Degrassi: The Next Generation has now been around for twice as long as its precursor — it's about to air its 140th episode, which is twice as many as the ‘80s junior high and high-school incarnations combined. The success has partly been fueled by Viacom-owned teen niche cable network The N, which made Degrassi: TNG its flagship show. But, dissecting its broadcast ratings on home turf, TV critic blogger Bill Brioux wonders if it’s time to stick a fork in the franchise, as ratings are more middling than most people would think.

“What hasn’t changed it that we’re fearless in how we approach subject matter,” she says. “And fearless is not the same as sensational. The other thing that has remained the same is we don’t bring in day players to carry an important storyline. If we want to address something like a gay character dealing with his sexuality, we always make a point of drawing from the cast we already have.”

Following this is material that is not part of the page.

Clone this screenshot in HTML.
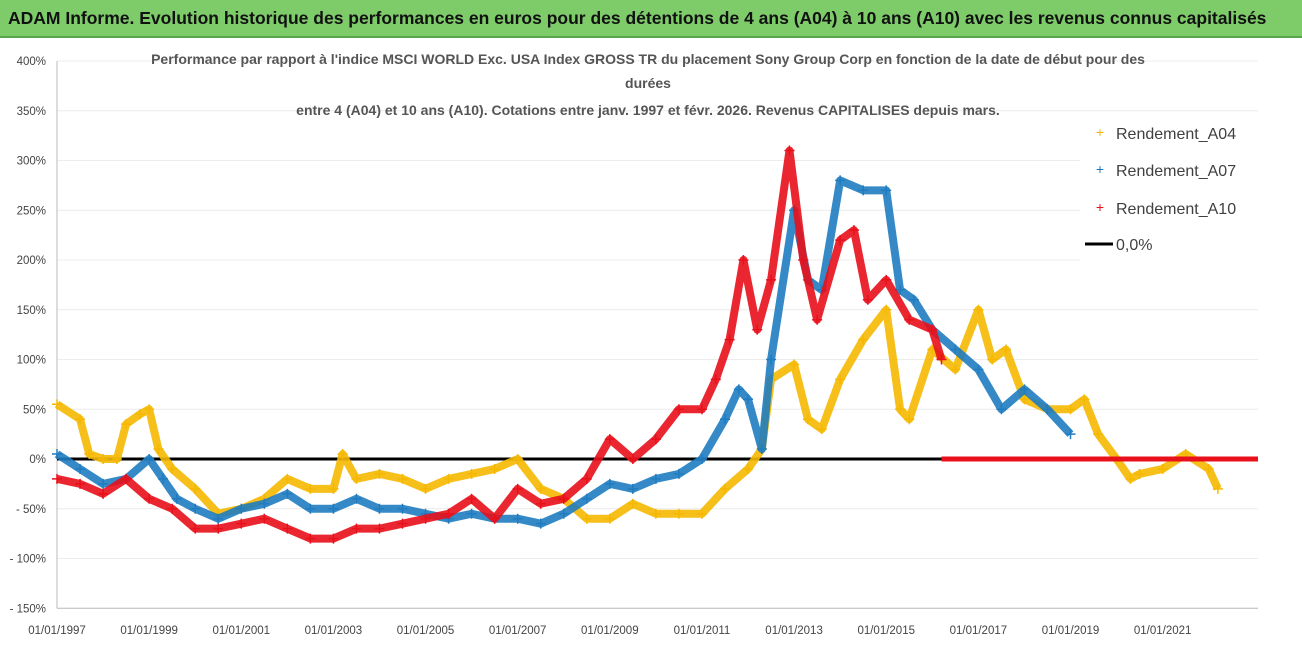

The latest example of art imitating life and back again is Degrassi: The Next Generation star Adamo Ruggeiro on the cover of local magazine Fab, explaining how his own experience was similar to that of his character Marco, only that the scripts weren’t always in synch with his experience.

Of course, that becomes fodder for the tabloid-industrial complex, which really didn’t exist back in the heyday of Caitlin and Spike but has provided plenty of platforms to promote the current stars of Degrassi — none of whom are likely to stir up scandal that belies their small-screen characters a la Jamie Lynn Spears — and so what does the woman who started it all think?

“Oh, I don’t know," Schuyler replies. "I’m just doing what I’ve tried to do all along, and that’s try and come up with a few good stories of our own.”